Set exercise: Extract only the first line of the listing and every line after it up to and including the one with "(0,0) rectangle (780,1052);". Omit the pictures.

Data:
______________________________
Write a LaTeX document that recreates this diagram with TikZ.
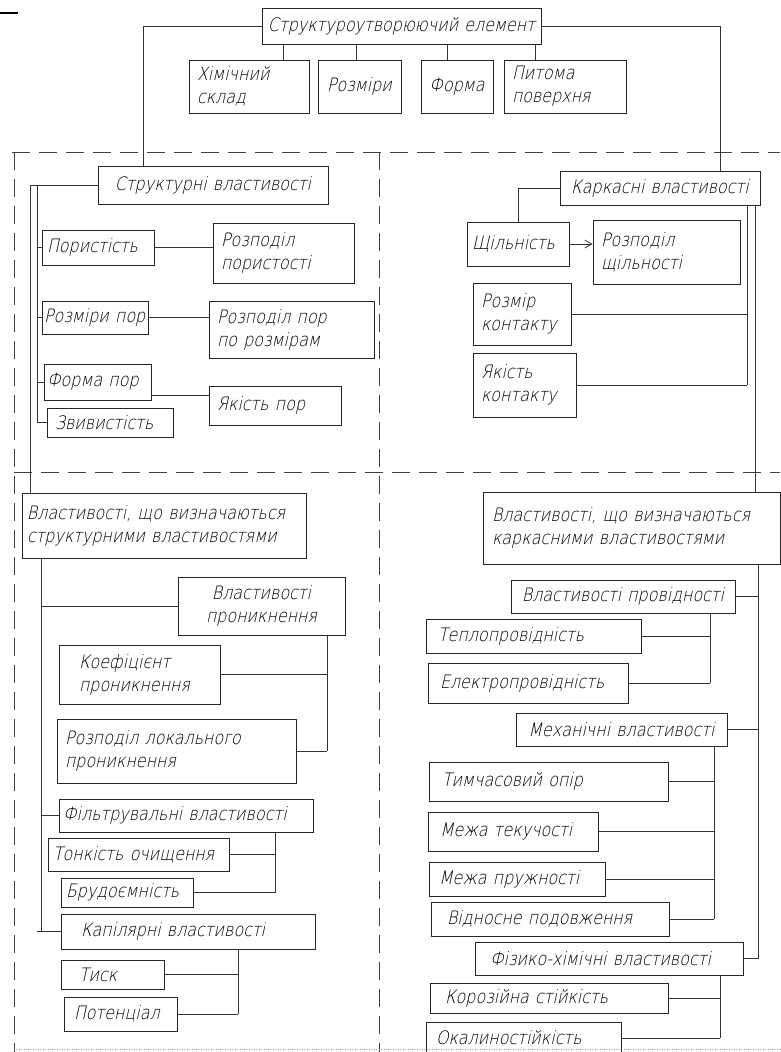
\documentclass[tikz,border=0pt]{standalone}
\usepackage{fontspec}
\newfontfamily\gost{DejaVu Sans ExtraLight}[FakeSlant=0.22,FakeStretch=0.86]
\usetikzlibrary{positioning,arrows.meta}
\hyphenpenalty=10000
\exhyphenpenalty=10000

\begin{document}
\begin{tikzpicture}[
        x=1pt, y=-1pt,
        box/.style={rectangle, draw=black!85, line width=0.9pt, inner xsep=8pt, inner ysep=2pt, align=left, font=\gost\fontsize{18.5}{23}\selectfont},
        link/.style={draw=black!80, line width=0.8pt},
        zone/.style={draw=black!75, line width=0.8pt, dash pattern=on 18pt off 9pt},
        arrow/.style={link, -{Straight Barb[length=7pt,width=8pt]}}
    ]
    \useasboundingbox (0,0) rectangle (780,1052);

    % Zones
    \draw[line width=2pt] (0,13) -- (18,13);
    \draw[zone] (12,152) -- (780,152);
    \draw[zone] (14,152) -- (14,1052);
    \draw[zone] (379,152) -- (379,1052);
    \draw[zone] (14,472) -- (780,472);
    \draw[black!40, dotted] (14,1049) -- (780,1049);

    % Structure-forming element
    \node[box, inner xsep=4pt, text width=271pt, minimum height=36pt, align=center] (se) at (401.5,26) {Структуроутворюючий елемент};
    \node[box, text width=104pt, minimum height=53pt] (hs) at (249,86.5) {Хімічний\\склад};
    \node[box, inner xsep=5pt, text width=73pt, minimum height=53pt, align=center] (rz) at (359.5,86.5) {Розміри};
    \node[box, inner xsep=5pt, text width=62pt, minimum height=53pt, align=center] (fo) at (457,86.5) {Форма};
    \node[box, text width=106pt, minimum height=53pt] (pp) at (565,86.5) {Питома\\поверхня};

    % Structural properties
    \node[box, text width=214pt, minimum height=38pt, align=center] (sv) at (213,185) {Структурні властивості};
    \node[box, inner xsep=5pt, text width=102pt, minimum height=35pt] (por) at (98,247.5) {Пористість};
    \node[box, text width=125pt, minimum height=60pt] (rpor) at (283.5,253) {Розподіл\\пористості};
    \node[box, inner xsep=2pt, text width=102pt, minimum height=33pt] (rp) at (95,317.5) {Розміри пор};
    \node[box, text width=149pt, minimum height=57pt] (rpr) at (291.5,329.5) {Розподіл пор\\по розмірам};
    \node[box, inner xsep=3pt, text width=101pt, minimum height=36pt] (fp) at (97.5,382) {Форма пор};
    \node[box, text width=110pt, minimum height=29pt] (zv) at (110,422.5) {Звивистість};
    \node[box, text width=116pt, minimum height=39pt] (yp) at (275,405.5) {Якість пор};

    % Frame properties
    \node[box, inner xsep=4pt, text width=192pt, minimum height=34pt, align=center] (kv) at (660,188) {Каркасні властивості};
    \node[box, inner xsep=5pt, text width=92pt, minimum height=44pt] (shch) at (518,244) {Щільність};
    \node[box, text width=131pt, minimum height=64pt] (rshch) at (666.5,252) {Розподіл\\щільності};
    \node[box, text width=82pt, minimum height=62pt] (rk) at (522,314) {Розмір\\контакту};
    \node[box, text width=87pt, minimum height=64pt] (yk) at (524.5,385) {Якість\\контакту};

    % Properties defined by structural properties
    \node[box, inner xsep=5pt, text width=274pt, minimum height=65pt] (vs) at (164,525.5) {Властивості, що визначаються\\структурними властивостями};
    \node[box, text width=151pt, minimum height=58pt, align=center] (vp) at (261.5,606) {Властивості\\проникнення};
    \node[box, inner xsep=20pt, text width=121pt, minimum height=59pt] (kp) at (139.5,674.5) {Коефіцієнт\\проникнення};
    \node[box, text width=223pt, minimum height=64pt] (rl) at (176.5,751) {Розподіл локального\\проникнення};
    \node[box, inner xsep=4pt, text width=246pt, minimum height=33pt] (fv) at (186,815.5) {Фільтрувальні властивості};
    \node[box, inner xsep=5pt, text width=171pt, minimum height=33pt] (toch) at (138.5,854.5) {Тонкість очищення};
    \node[box, inner xsep=5pt, text width=122pt, minimum height=29pt] (br) at (127,892.5) {Брудоємність};
    \node[box, inner xsep=20pt, text width=214pt, minimum height=35pt] (kap) at (188,931.5) {Капілярні властивості};
    \node[box, inner xsep=18pt, text width=67pt, minimum height=29pt] (tsk) at (112.5,974.5) {Тиск};
    \node[box, inner xsep=10pt, text width=93pt, minimum height=34pt] (pot) at (120.5,1014) {Потенціал};

    % Properties defined by frame properties
    \node[box, inner xsep=9pt, text width=279pt, minimum height=72pt] (vk) at (631.5,528) {Властивості, що визначаються\\каркасними властивостями};
    \node[box, inner xsep=4pt, text width=216pt, minimum height=33pt, align=center] (vpr) at (623,596.5) {Властивості провідності};
    \node[box, inner xsep=12pt, text width=191pt, minimum height=34pt] (tep) at (533.5,636) {Теплопровідність};
    \node[box, inner xsep=12pt, text width=176pt, minimum height=40pt] (el) at (528,683) {Електропровідність};
    \node[box, text width=195pt, minimum height=33pt, align=center] (mv) at (621.5,729.5) {Механічні властивості};
    \node[box, inner xsep=13pt, text width=213pt, minimum height=39pt] (tim) at (548.5,781.5) {Тимчасовий опір};
    \node[box, inner xsep=12pt, text width=146pt, minimum height=39pt] (mt) at (513,831.5) {Межа текучості};
    \node[box, inner xsep=10pt, text width=156pt, minimum height=34pt] (mpr) at (517,879) {Межа пружності};
    \node[box, inner xsep=16pt, text width=206pt, minimum height=34pt] (vpd) at (550,919) {Відносне подовження};
    \node[box, inner xsep=15pt, text width=238pt, minimum height=33pt] (fh) at (609,958.5) {Фізико-хімічні властивості};
    \node[box, inner xsep=15pt, text width=208pt, minimum height=30pt] (kor) at (549,998) {Корозійна стійкість};
    \node[box, inner xsep=10pt, text width=175pt, minimum height=32pt] (ok) at (523.5,1038) {Окалиностійкість};

    % Connectors: top
    \draw[link] (se.west) -| ([xshift=-70pt]sv.north);
    \draw[link] (se.east) -| ([xshift=60pt]kv.north);
    \draw[link] ([xshift=34pt]hs.north) -- ([xshift=34pt]hs.north |- se.south);
    \draw[link] ([xshift=-3pt]rz.north) -- ([xshift=-3pt]rz.north |- se.south);
    \draw[link] ([xshift=-10pt]fo.north) -- ([xshift=-10pt]fo.north |- se.south);
    \draw[link] ([xshift=-30pt]pp.north) -- ([xshift=-30pt]pp.north |- se.south);

    % Connectors: structural
    \coordinate (sb1) at (30,0);
    \coordinate (sb2) at (37,0);
    \draw[link] (sv.west) -| (vs.north -| sb1);
    \draw[link] (sv.west -| sb2) -- (zv.west -| sb2);
    \foreach \n in {por,rp,fp,zv}
        \draw[link] (\n.west -| sb2) -- (\n.west);
    \draw[link] (por.east) -- (por.east -| rpor.west);
    \draw[link] (rp.east) -- (rp.east -| rpr.west);
    \draw[link] ([yshift=-13pt]fp.east) -- ([yshift=-13pt]fp.east -| yp.west);

    % Connectors: frame
    \draw[link] (kv.west) -| (shch.north);
    \draw[arrow] (shch.east) -- (shch.east -| rshch.west);
    \coordinate (kb1) at (747,0);
    \coordinate (kb2) at (755,0);
    \draw[link] (kv.south -| kb1) -- (yk.east -| kb1);
    \foreach \n in {rk,yk}
        \draw[link] (\n.east) -- (\n.east -| kb1);
    \draw[link] (kv.south -| kb2) -- (vk.north -| kb2);

    % Connectors: defined by structural
    \coordinate (lb) at (41,0);
    \draw[link] (vs.south -| lb) -- (kap.west -| lb);
    \foreach \n in {vp,fv}
        \draw[link] (\n.west -| lb) -- (\n.west);
    \draw[link] ([xshift=-4pt]kap.west -| lb) -- (kap.west);
    \coordinate (pb) at (327,0);
    \draw[link] (vp.south -| pb) -- (rl.east -| pb);
    \foreach \n in {kp,rl}
        \draw[link] (\n.east) -- (\n.east -| pb);
    \coordinate (fb) at (275,0);
    \draw[link] (fv.south -| fb) -- (br.east -| fb);
    \foreach \n in {toch,br}
        \draw[link] (\n.east) -- (\n.east -| fb);
    \coordinate (cb) at (238,0);
    \draw[link] (kap.south -| cb) -- (pot.east -| cb);
    \foreach \n in {tsk,pot}
        \draw[link] (\n.east) -- (\n.east -| cb);

    % Connectors: defined by frame
    \coordinate (vb) at (758,0);
    \draw[link] (vk.south -| vb) -- (fh.east -| vb);
    \foreach \n in {vpr,mv,fh}
        \draw[link] (\n.east) -- (\n.east -| vb);
    \coordinate (prb) at (710,0);
    \draw[link] (vpr.south -| prb) -- (el.east -| prb);
    \foreach \n in {tep,el}
        \draw[link] (\n.east) -- (\n.east -| prb);
    \coordinate (mb) at (714,0);
    \draw[link] (mv.south -| mb) -- (vpd.east -| mb);
    \foreach \n in {tim,mt,mpr,vpd}
        \draw[link] (\n.east) -- (\n.east -| mb);
    \coordinate (hb) at (720,0);
    \draw[link] (fh.south -| hb) -- (ok.east -| hb);
    \foreach \n in {kor,ok}
        \draw[link] (\n.east) -- (\n.east -| hb);

\end{tikzpicture}
\end{document}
______________________________
Answer to the problem:
Write a LaTeX document that recreates this diagram with TikZ.
\documentclass[tikz,border=0pt]{standalone}
\usepackage{fontspec}
\newfontfamily\gost{DejaVu Sans ExtraLight}[FakeSlant=0.22,FakeStretch=0.86]
\usetikzlibrary{positioning,arrows.meta}
\hyphenpenalty=10000
\exhyphenpenalty=10000

\begin{document}
\begin{tikzpicture}[
        x=1pt, y=-1pt,
        box/.style={rectangle, draw=black!85, line width=0.9pt, inner xsep=8pt, inner ysep=2pt, align=left, font=\gost\fontsize{18.5}{23}\selectfont},
        link/.style={draw=black!80, line width=0.8pt},
        zone/.style={draw=black!75, line width=0.8pt, dash pattern=on 18pt off 9pt},
        arrow/.style={link, -{Straight Barb[length=7pt,width=8pt]}}
    ]
    \useasboundingbox (0,0) rectangle (780,1052);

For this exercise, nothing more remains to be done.